SUPPLIED MATERIAL.
==================================================

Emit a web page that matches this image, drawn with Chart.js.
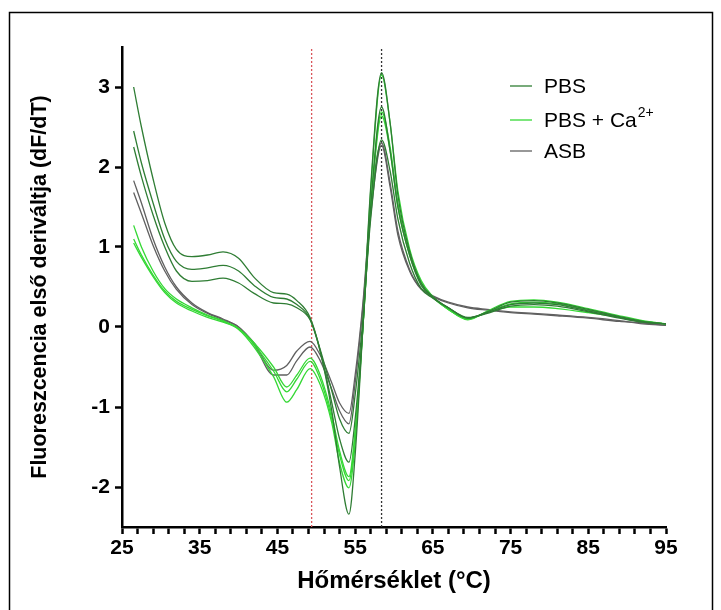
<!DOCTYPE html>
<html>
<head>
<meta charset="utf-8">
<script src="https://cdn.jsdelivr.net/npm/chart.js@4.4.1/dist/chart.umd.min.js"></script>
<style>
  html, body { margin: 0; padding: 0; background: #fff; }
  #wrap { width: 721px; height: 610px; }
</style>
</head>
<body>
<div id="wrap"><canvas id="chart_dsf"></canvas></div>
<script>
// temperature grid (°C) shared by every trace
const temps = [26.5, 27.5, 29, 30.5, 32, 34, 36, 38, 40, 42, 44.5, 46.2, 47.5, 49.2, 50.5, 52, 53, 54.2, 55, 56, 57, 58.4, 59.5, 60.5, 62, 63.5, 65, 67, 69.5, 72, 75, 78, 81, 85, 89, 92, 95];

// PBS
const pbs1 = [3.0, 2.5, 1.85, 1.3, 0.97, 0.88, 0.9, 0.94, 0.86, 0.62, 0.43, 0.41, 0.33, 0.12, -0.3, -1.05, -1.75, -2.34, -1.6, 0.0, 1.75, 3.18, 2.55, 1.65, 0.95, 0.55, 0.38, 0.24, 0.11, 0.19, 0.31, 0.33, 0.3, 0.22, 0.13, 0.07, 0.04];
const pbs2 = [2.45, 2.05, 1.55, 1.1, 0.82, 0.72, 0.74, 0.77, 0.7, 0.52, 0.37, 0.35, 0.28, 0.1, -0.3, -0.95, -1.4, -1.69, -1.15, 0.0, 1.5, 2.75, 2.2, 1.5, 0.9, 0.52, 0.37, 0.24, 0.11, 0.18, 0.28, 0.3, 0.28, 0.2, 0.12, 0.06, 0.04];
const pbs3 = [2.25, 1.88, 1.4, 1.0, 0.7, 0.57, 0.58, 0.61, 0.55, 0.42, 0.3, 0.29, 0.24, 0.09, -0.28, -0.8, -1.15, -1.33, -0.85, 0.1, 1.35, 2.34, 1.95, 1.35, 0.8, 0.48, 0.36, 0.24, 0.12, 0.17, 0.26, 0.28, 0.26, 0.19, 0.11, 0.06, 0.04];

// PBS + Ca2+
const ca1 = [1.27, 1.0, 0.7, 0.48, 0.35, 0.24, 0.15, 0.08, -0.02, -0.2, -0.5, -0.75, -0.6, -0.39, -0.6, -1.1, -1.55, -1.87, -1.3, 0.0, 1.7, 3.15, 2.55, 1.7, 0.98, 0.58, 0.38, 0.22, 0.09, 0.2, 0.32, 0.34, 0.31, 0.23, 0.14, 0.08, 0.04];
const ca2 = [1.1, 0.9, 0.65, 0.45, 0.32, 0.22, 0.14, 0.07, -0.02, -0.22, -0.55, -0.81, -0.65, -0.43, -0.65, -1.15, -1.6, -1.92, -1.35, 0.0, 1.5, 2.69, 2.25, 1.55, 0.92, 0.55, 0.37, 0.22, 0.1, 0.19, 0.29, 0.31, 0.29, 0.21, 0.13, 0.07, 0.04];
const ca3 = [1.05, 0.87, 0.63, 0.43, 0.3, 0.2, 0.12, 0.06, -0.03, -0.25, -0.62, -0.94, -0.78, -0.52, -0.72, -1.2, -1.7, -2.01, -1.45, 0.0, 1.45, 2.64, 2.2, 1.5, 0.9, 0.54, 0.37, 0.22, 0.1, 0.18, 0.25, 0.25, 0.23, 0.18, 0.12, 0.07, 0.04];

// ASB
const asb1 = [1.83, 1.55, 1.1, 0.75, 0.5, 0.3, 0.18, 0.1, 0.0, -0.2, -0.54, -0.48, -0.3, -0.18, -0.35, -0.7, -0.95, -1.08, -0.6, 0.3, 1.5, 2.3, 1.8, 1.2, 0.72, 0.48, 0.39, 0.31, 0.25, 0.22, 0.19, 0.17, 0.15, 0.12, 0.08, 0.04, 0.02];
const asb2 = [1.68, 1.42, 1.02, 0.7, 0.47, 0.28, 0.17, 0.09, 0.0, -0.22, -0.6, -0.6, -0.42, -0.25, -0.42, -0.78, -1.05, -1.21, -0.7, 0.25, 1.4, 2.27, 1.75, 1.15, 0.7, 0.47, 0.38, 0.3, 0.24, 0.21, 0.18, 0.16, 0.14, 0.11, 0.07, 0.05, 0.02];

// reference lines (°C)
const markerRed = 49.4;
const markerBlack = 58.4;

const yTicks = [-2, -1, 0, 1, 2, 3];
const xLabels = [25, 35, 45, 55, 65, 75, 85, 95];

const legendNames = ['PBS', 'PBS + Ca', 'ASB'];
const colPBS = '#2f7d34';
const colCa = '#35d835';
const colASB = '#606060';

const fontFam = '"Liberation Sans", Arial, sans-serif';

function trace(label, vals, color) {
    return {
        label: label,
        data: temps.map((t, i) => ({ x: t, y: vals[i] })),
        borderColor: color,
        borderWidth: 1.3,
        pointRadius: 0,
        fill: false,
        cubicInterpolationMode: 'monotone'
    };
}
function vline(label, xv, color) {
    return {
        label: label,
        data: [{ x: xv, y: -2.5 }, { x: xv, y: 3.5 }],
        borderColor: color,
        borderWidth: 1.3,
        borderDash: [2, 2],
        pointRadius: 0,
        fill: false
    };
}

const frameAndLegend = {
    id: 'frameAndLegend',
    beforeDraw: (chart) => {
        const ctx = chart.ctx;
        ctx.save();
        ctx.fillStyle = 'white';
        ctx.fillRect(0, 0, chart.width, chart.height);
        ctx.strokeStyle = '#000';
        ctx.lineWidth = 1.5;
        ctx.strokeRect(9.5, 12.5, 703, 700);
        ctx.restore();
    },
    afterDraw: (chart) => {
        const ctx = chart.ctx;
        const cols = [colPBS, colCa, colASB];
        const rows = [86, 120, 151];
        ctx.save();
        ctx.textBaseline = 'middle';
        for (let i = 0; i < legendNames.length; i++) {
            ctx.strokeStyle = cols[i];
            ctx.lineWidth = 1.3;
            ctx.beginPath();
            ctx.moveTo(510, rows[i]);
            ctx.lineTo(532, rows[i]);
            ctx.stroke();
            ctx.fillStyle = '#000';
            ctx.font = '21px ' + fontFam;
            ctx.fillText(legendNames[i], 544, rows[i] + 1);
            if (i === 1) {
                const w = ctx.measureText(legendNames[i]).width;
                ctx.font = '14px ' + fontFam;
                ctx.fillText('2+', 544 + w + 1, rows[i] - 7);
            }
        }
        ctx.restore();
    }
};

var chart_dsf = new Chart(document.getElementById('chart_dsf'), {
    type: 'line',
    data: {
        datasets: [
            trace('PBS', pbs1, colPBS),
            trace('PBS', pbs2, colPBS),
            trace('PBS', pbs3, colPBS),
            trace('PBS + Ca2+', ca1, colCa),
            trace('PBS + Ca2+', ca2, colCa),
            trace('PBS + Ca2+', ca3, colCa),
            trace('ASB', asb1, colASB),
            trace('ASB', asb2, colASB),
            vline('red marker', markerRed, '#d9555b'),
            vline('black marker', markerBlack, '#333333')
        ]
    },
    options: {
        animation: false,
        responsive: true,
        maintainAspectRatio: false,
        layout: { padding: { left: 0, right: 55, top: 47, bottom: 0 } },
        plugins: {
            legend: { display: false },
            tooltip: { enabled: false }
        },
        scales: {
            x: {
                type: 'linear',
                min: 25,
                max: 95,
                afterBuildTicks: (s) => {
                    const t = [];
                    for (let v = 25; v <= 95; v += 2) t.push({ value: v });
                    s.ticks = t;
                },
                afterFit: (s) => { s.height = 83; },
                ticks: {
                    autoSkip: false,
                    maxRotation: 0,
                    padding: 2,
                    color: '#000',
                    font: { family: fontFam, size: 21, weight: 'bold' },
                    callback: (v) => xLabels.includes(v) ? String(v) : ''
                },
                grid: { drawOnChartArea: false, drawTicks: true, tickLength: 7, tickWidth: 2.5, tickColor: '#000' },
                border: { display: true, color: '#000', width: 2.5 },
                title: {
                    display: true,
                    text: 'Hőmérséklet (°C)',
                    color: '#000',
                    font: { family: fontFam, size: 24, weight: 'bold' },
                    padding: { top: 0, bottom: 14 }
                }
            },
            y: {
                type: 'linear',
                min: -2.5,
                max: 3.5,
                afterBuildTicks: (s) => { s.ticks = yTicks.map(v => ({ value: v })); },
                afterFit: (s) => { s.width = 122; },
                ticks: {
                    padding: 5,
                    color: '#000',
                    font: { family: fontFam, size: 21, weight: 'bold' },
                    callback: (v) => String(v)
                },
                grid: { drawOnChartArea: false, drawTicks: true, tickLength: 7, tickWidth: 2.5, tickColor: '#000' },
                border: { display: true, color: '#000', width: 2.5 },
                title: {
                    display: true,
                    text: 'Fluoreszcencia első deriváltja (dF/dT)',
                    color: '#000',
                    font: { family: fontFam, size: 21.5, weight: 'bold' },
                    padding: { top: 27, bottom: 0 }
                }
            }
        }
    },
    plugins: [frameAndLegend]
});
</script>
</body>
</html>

==================================================

TASK TO CARRY OUT.
Restate the material word for word from its first line through the line containing "0.12, 0.07, 0.04];", both included; the pictures do not belong in it.

FULL RESPONSE.
Emit a web page that matches this image, drawn with Chart.js.
<!DOCTYPE html>
<html>
<head>
<meta charset="utf-8">
<script src="https://cdn.jsdelivr.net/npm/chart.js@4.4.1/dist/chart.umd.min.js"></script>
<style>
  html, body { margin: 0; padding: 0; background: #fff; }
  #wrap { width: 721px; height: 610px; }
</style>
</head>
<body>
<div id="wrap"><canvas id="chart_dsf"></canvas></div>
<script>
// temperature grid (°C) shared by every trace
const temps = [26.5, 27.5, 29, 30.5, 32, 34, 36, 38, 40, 42, 44.5, 46.2, 47.5, 49.2, 50.5, 52, 53, 54.2, 55, 56, 57, 58.4, 59.5, 60.5, 62, 63.5, 65, 67, 69.5, 72, 75, 78, 81, 85, 89, 92, 95];

// PBS
const pbs1 = [3.0, 2.5, 1.85, 1.3, 0.97, 0.88, 0.9, 0.94, 0.86, 0.62, 0.43, 0.41, 0.33, 0.12, -0.3, -1.05, -1.75, -2.34, -1.6, 0.0, 1.75, 3.18, 2.55, 1.65, 0.95, 0.55, 0.38, 0.24, 0.11, 0.19, 0.31, 0.33, 0.3, 0.22, 0.13, 0.07, 0.04];
const pbs2 = [2.45, 2.05, 1.55, 1.1, 0.82, 0.72, 0.74, 0.77, 0.7, 0.52, 0.37, 0.35, 0.28, 0.1, -0.3, -0.95, -1.4, -1.69, -1.15, 0.0, 1.5, 2.75, 2.2, 1.5, 0.9, 0.52, 0.37, 0.24, 0.11, 0.18, 0.28, 0.3, 0.28, 0.2, 0.12, 0.06, 0.04];
const pbs3 = [2.25, 1.88, 1.4, 1.0, 0.7, 0.57, 0.58, 0.61, 0.55, 0.42, 0.3, 0.29, 0.24, 0.09, -0.28, -0.8, -1.15, -1.33, -0.85, 0.1, 1.35, 2.34, 1.95, 1.35, 0.8, 0.48, 0.36, 0.24, 0.12, 0.17, 0.26, 0.28, 0.26, 0.19, 0.11, 0.06, 0.04];

// PBS + Ca2+
const ca1 = [1.27, 1.0, 0.7, 0.48, 0.35, 0.24, 0.15, 0.08, -0.02, -0.2, -0.5, -0.75, -0.6, -0.39, -0.6, -1.1, -1.55, -1.87, -1.3, 0.0, 1.7, 3.15, 2.55, 1.7, 0.98, 0.58, 0.38, 0.22, 0.09, 0.2, 0.32, 0.34, 0.31, 0.23, 0.14, 0.08, 0.04];
const ca2 = [1.1, 0.9, 0.65, 0.45, 0.32, 0.22, 0.14, 0.07, -0.02, -0.22, -0.55, -0.81, -0.65, -0.43, -0.65, -1.15, -1.6, -1.92, -1.35, 0.0, 1.5, 2.69, 2.25, 1.55, 0.92, 0.55, 0.37, 0.22, 0.1, 0.19, 0.29, 0.31, 0.29, 0.21, 0.13, 0.07, 0.04];
const ca3 = [1.05, 0.87, 0.63, 0.43, 0.3, 0.2, 0.12, 0.06, -0.03, -0.25, -0.62, -0.94, -0.78, -0.52, -0.72, -1.2, -1.7, -2.01, -1.45, 0.0, 1.45, 2.64, 2.2, 1.5, 0.9, 0.54, 0.37, 0.22, 0.1, 0.18, 0.25, 0.25, 0.23, 0.18, 0.12, 0.07, 0.04];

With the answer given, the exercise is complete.